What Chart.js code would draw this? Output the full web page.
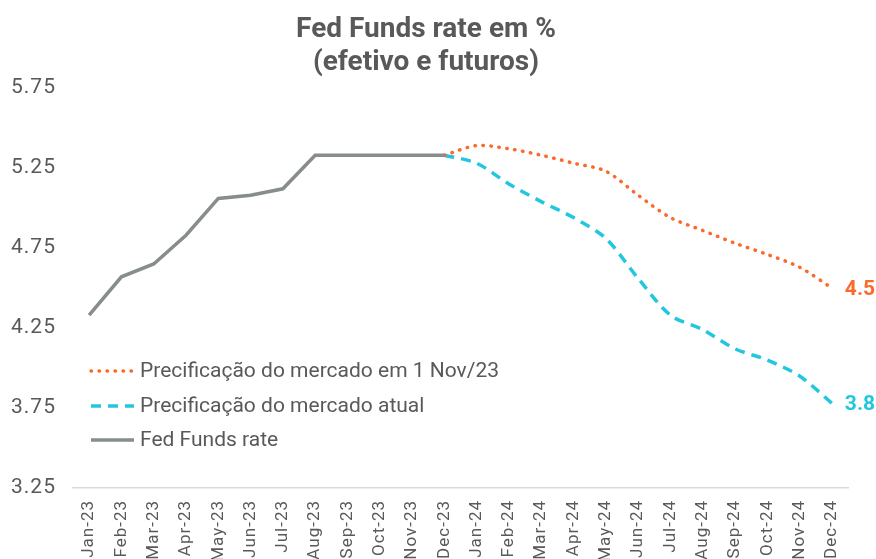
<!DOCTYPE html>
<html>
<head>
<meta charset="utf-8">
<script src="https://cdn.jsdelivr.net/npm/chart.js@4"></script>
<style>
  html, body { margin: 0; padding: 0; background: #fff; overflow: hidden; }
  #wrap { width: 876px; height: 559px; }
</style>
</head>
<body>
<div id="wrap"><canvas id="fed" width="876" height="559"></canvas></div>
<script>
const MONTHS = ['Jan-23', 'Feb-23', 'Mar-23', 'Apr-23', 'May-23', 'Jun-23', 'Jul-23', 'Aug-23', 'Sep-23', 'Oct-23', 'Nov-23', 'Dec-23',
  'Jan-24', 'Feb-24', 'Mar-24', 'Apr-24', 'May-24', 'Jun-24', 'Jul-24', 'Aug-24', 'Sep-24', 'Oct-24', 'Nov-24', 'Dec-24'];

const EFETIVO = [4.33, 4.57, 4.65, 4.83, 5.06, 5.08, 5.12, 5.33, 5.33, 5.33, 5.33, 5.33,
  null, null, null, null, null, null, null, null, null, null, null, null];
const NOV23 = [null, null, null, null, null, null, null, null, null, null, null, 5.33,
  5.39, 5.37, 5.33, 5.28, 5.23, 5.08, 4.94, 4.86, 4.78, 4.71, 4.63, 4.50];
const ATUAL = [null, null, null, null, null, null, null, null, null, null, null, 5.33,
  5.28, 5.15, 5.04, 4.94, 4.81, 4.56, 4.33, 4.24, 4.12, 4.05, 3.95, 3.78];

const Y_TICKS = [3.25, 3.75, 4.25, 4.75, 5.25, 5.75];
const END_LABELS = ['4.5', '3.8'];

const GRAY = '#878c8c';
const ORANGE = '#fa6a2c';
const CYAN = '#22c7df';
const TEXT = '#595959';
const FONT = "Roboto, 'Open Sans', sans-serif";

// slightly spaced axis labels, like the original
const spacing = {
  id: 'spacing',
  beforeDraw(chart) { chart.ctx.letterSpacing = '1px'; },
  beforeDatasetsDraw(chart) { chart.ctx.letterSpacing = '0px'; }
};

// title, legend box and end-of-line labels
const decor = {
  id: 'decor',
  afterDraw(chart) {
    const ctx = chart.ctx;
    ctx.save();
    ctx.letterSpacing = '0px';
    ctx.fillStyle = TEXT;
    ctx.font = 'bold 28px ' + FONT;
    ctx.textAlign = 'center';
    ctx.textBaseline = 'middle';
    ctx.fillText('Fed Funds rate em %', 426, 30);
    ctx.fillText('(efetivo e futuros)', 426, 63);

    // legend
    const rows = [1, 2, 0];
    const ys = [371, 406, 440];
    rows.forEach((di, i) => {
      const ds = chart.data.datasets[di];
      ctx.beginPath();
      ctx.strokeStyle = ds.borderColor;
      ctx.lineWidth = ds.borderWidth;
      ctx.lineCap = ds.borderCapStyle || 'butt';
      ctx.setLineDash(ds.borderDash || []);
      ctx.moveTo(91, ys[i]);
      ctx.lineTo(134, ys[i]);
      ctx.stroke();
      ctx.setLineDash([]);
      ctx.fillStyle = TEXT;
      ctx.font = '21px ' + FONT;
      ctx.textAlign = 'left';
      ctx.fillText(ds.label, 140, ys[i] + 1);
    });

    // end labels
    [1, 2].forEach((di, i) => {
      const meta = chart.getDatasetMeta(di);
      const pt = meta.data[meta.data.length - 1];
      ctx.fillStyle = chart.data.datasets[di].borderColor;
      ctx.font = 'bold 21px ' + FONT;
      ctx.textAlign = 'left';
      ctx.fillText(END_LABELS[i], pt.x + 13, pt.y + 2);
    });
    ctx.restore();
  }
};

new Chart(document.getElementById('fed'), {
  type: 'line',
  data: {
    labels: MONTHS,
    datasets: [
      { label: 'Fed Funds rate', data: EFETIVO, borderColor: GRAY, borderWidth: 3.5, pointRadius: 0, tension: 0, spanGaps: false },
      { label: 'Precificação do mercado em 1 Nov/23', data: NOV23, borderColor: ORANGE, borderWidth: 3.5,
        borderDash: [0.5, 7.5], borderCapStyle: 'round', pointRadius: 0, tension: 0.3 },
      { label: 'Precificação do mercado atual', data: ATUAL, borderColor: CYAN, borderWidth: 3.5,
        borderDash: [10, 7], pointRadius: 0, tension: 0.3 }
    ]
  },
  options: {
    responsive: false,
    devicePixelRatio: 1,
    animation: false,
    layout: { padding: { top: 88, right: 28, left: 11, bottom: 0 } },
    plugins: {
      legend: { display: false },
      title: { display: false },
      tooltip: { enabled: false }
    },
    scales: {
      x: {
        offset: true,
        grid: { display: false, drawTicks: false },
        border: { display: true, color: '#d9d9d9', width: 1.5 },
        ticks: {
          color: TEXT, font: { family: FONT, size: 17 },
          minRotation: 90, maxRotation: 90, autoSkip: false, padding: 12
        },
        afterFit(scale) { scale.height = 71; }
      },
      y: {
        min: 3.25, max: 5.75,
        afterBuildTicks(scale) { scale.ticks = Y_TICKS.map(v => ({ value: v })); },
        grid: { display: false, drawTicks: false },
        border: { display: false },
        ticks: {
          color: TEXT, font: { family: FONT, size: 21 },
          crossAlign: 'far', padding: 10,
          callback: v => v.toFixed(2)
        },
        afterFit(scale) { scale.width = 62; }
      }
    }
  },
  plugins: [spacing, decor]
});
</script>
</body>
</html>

###

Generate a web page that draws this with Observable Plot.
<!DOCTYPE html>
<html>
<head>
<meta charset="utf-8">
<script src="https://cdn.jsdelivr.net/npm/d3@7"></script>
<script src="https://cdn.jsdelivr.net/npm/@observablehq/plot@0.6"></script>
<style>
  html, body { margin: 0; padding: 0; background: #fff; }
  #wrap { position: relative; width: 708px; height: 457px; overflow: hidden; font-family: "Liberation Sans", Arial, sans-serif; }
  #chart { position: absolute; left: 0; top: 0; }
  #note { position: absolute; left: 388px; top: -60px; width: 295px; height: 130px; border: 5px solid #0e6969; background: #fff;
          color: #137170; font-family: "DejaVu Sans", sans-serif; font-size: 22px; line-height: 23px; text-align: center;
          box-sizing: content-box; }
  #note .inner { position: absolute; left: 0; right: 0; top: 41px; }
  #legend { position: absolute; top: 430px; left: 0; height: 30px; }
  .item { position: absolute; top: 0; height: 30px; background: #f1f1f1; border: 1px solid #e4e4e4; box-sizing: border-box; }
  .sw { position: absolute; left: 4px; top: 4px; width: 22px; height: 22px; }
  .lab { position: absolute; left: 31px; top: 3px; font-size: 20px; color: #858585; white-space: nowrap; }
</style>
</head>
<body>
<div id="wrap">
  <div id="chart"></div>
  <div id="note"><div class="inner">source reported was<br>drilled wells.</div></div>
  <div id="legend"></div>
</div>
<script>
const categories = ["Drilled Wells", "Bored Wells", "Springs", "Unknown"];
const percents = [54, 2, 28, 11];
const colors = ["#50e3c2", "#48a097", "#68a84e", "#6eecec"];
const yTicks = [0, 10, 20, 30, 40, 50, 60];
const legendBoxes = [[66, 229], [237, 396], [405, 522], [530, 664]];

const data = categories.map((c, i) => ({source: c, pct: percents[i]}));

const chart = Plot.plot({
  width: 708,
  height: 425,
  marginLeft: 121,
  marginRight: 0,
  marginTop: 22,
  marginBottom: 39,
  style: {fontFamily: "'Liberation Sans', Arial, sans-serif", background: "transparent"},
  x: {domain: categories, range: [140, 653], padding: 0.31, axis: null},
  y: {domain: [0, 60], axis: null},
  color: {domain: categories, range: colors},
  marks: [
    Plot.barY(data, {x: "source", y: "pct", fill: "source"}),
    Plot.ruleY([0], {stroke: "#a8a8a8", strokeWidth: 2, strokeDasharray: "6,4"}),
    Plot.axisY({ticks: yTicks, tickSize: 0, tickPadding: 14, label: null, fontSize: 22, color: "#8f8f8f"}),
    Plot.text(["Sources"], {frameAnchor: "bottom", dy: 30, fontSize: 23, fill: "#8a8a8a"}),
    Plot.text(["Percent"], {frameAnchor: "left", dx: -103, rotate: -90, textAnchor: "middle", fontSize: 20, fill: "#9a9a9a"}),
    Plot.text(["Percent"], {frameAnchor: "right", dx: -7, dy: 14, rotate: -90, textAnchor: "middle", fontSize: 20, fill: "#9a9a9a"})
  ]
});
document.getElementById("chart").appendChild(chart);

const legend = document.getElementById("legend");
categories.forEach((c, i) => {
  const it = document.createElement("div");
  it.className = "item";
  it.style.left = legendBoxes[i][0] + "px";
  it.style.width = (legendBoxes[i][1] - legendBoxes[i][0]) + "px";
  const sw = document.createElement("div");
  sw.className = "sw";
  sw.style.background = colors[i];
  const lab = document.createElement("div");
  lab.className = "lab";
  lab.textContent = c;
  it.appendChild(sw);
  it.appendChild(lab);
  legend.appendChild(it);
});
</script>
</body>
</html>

###

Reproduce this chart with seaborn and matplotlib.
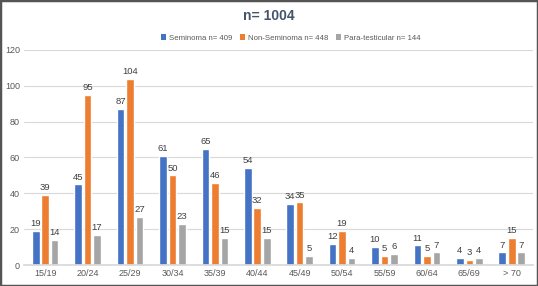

###

Lines that hold the word "page" are the ones to return, every one of them.

Solved exercise:
What Chart.js code would draw this? Output the full web page.
Generate a web page that draws this with Observable Plot.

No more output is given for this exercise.